Nicolas Coltice, Simon Blessing, Ralph Giering, Paul Tackley

Within the past 30 years, numerical models of mantle convection have been able to predict observations on Earth and planets, and among them tectonics. The possibility of building inverse problems in global geodynamics became concrete, and often involve the development of adjoint codes. Such tools provide efficient ways to estimate sensitivities of misfit functions relative to control parameters, like errors on predicted velocities relative to mantle 3D structure. One issue to build an adjoint code is that such code is problem specific in many cases, while forward codes are versatile. We propose here a way to build adjoint codes that are exact adjoints of forward codes through an automated process.

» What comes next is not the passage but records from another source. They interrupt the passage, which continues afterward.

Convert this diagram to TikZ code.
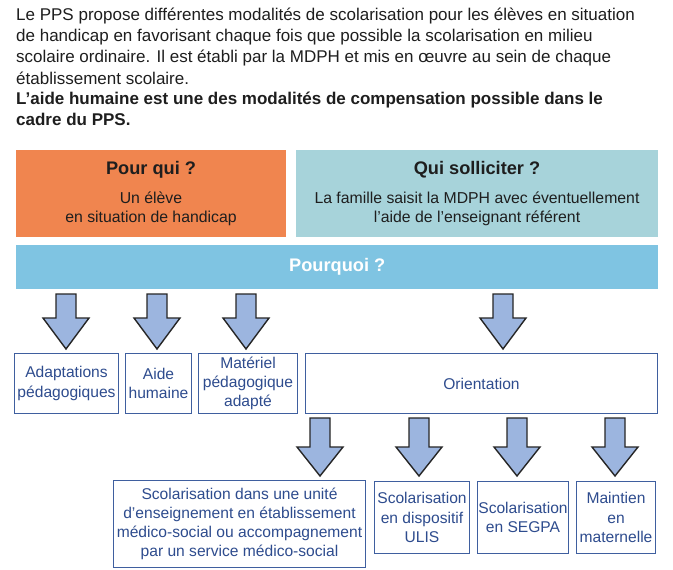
\documentclass[tikz,border=0pt]{standalone}
\usepackage{fontspec}
\setmainfont{Liberation Sans}
\definecolor{orng}{HTML}{F0854F}
\definecolor{tealbox}{HTML}{A7D3DA}
\definecolor{barblue}{HTML}{7FC4E2}
\definecolor{arrfill}{HTML}{9CB5DF}
\definecolor{bxline}{HTML}{3F5F9F}
\definecolor{bxtext}{HTML}{2E4C8E}
\definecolor{paratext}{HTML}{1E1E1E}
\newcommand\blockarr[4]{%
  \draw[arr] ({#1-10},#2) -- ({#1+10},#2) -- ({#1+10},#3) -- ({#1+23},#3)
    -- (#1,#4) -- ({#1-23},#3) -- ({#1-10},#3) -- cycle;}
\begin{document}
\begin{tikzpicture}[x=1pt,y=-1pt,
  para/.style={anchor=base west,inner sep=0,text=paratext,font=\fontsize{17}{20}\selectfont},
  parab/.style={para,font=\fontsize{17}{20}\selectfont\bfseries},
  title/.style={inner sep=0,text=paratext,font=\fontsize{18.2}{20}\selectfont\bfseries},
  body/.style={inner sep=0,text=paratext,align=center,font=\fontsize{15.8}{19}\selectfont},
  bx/.style={draw=bxline,line width=1pt,text=bxtext,inner sep=0,align=center,anchor=north west,
    font=\fontsize{15.6}{19.2}\selectfont},
  arr/.style={fill=arrfill,draw=black!85,line width=1.4pt,line join=miter}]
\useasboundingbox (0,0) rectangle (673,570);
\fill[white] (0,0) rectangle (673,570);
% paragraph
\node[para] (p1) at (16,20) {Le PPS propose différentes modalités de scolarisation pour les élèves en situation};
\node[para] (p2) at (16,41.5) {de handicap en favorisant chaque fois que possible la scolarisation en milieu};
\node[para] (p3) at (16,63) {scolaire ordinaire. Il est établi par la MDPH et mis en œuvre au sein de chaque};
\node[para] (p4) at (16,84) {établissement scolaire.};
\node[parab] (p5) at (16,104) {L’aide humaine est une des modalités de compensation possible dans le};
\node[parab] (p6) at (16,125) {cadre du PPS.};
% top boxes
\node[fill=orng,minimum width=270,minimum height=87,inner sep=0,anchor=north west] (qui) at (16,150) {};
\node[fill=tealbox,minimum width=362,minimum height=87,inner sep=0,anchor=north west] (sol) at (296,150) {};
\node[title] (quit) at (151,170) {Pour qui ?};
\node[body] (quib) at (151,208.5) {Un élève\\en situation de handicap};
\node[title] (solt) at (477,170) {Qui solliciter ?};
\node[body] (solb) at (477,208.5) {La famille saisit la MDPH avec éventuellement\\l’aide de l’enseignant référent};
\node[fill=barblue,minimum width=642,minimum height=44,inner sep=0,anchor=north west] (bar) at (16,245) {};
\node[title,text=white] (bart) at (bar.center) {Pourquoi ?};
% row 2 boxes
\node[bx,minimum width=104,minimum height=60] (a1) at (14,353) {Adaptations\\pédagogiques};
\node[bx,minimum width=66,minimum height=60] (a2) at (125,353) {Aide\\humaine};
\node[bx,minimum width=99,minimum height=60] (a3) at (198,353) {Matériel\\pédagogique\\adapté};
\node[bx,minimum width=352,minimum height=60] (ori) at (305,353) {Orientation};
% row 3 boxes
\node[bx,minimum width=252,minimum height=87] (b1) at (113,480) {Scolarisation dans une unité\\d’enseignement en établissement\\médico-social ou accompagnement\\par un service médico-social};
\node[bx,minimum width=95,minimum height=72] (b2) at (374,481) {Scolarisation\\en dispositif\\ULIS};
\node[bx,minimum width=91,minimum height=72] (b3) at (477,481) {Scolarisation\\en SEGPA};
\node[bx,minimum width=79,minimum height=72] (b4) at (576,481) {Maintien\\en\\maternelle};
% arrows
\blockarr{66}{294}{318}{349}
\blockarr{157}{294}{318}{349}
\blockarr{246}{294}{318}{349}
\blockarr{503}{294}{318}{349}
\blockarr{320}{418}{447}{476}
\blockarr{419}{418}{447}{476}
\blockarr{517}{418}{447}{476}
\blockarr{615}{418}{447}{476}
\end{tikzpicture}
\end{document}
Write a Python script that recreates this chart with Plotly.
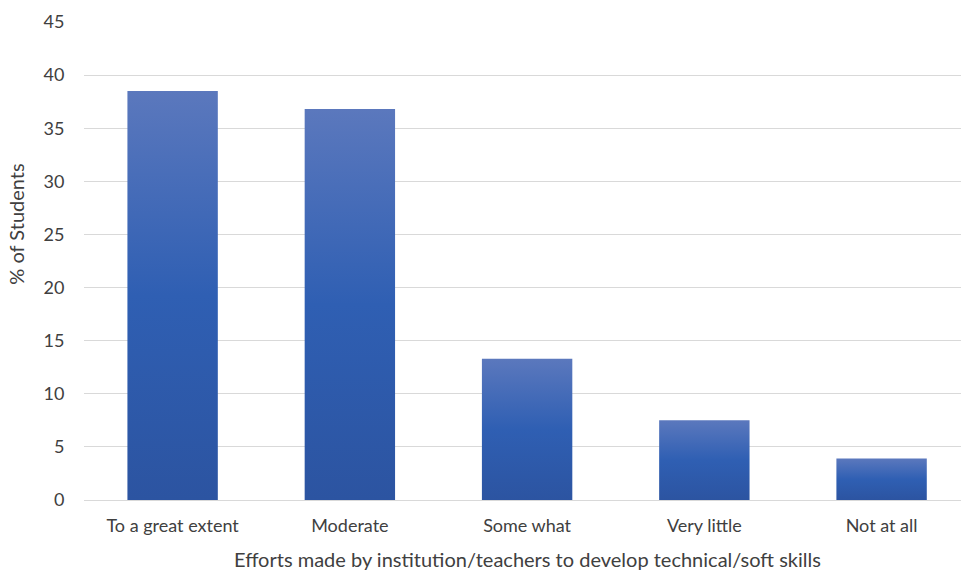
import plotly.graph_objects as go

categories = ["To a great extent", "Moderate", "Some what", "Very little", "Not at all"]
pct_students = [38.5, 36.8, 13.3, 7.5, 3.9]
y_ticks = [0, 5, 10, 15, 20, 25, 30, 35, 40, 45]

BAR_WIDTH = 0.51
gradient = [[0.0, "#2c54a1"], [0.5, "#2f5fb3"], [1.0, "#5b78bd"]]

fig = go.Figure()
for i, (cat, val) in enumerate(zip(categories, pct_students)):
    x0, x1 = i - BAR_WIDTH / 2, i + BAR_WIDTH / 2
    fig.add_trace(go.Scatter(
        x=[x0, x1, x1, x0, x0],
        y=[0, 0, val, val, 0],
        mode="lines",
        line=dict(width=0),
        fill="toself",
        fillgradient=dict(type="vertical", colorscale=gradient),
        name=cat,
        hoverinfo="text",
        text=f"{cat}: {val}",
        showlegend=False,
    ))

font = "Lato, 'Open Sans', sans-serif"
title_font = dict(family=font, size=20, color="#404040")

fig.update_layout(
    width=961, height=572,
    margin=dict(l=84, r=0, t=22, b=72),
    paper_bgcolor="white", plot_bgcolor="white",
    font=dict(family=font, color="#404040", size=18),
    xaxis=dict(
        range=[-0.5, 4.448],
        tickvals=list(range(len(categories))),
        ticktext=categories,
        showgrid=False, zeroline=False,
        showline=True, linecolor="#d9d9d9", linewidth=1,
        ticks="outside", ticklen=9, tickcolor="rgba(0,0,0,0)",
        tickfont=dict(size=18, color="#404040"),
        fixedrange=True,
    ),
    yaxis=dict(
        range=[0, 45],
        tickvals=y_ticks,
        showgrid=True, gridcolor="#d9d9d9", gridwidth=1,
        zeroline=False, showline=False,
        ticks="outside", ticklen=15, tickcolor="rgba(0,0,0,0)",
        tickfont=dict(size=18, color="#404040"),
        fixedrange=True,
    ),
    annotations=[
        dict(text="Efforts made by institution/teachers to develop technical/soft skills",
             xref="paper", yref="paper", x=0.5055, y=-0.123,
             xanchor="center", yanchor="middle", showarrow=False, font=title_font),
        dict(text="% of Students", textangle=-90,
             xref="paper", yref="paper", x=-0.077, y=0.577,
             xanchor="center", yanchor="middle", showarrow=False, font=title_font),
    ],
)

fig.write_html("out.html")
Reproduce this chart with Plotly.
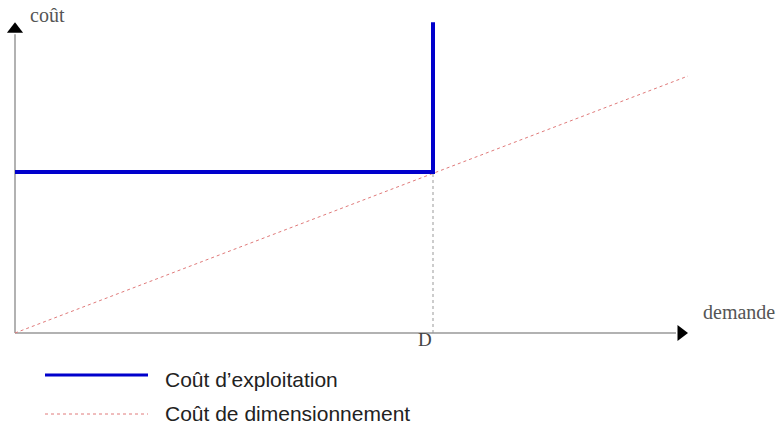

Using the automatic differentiation translator TAF \cite{giering2003} and incorporating specific implementations for MPI communications, we generate two adjoint codes of the 3D spherical thermomechanical mantle convection code StagYY \cite{tackley2008}. We first present a benchmarking example computing the sensitivities of a thermal state to initial conditions with a 3D spherical thermochemical model. We then compute the sensitivities of present-day plate velocities relative to guessed temperature distribution in the mantle. The sensitivities reflect either the intrinsic sensitivity of the problem (sensitivity to upper mantle structure) and the errors made in reconstructing the thermal structure of the mantle (deepest mantle structure). Both codes successfully pass the rigorous and demanding gradient test, also called Taylor test. We show that our workflow for automatic generation of adjoint codes for StagYY provides a sustainable and adaptive method to engage in inverse modelling and sensitivity computations of 3D global geodynamics.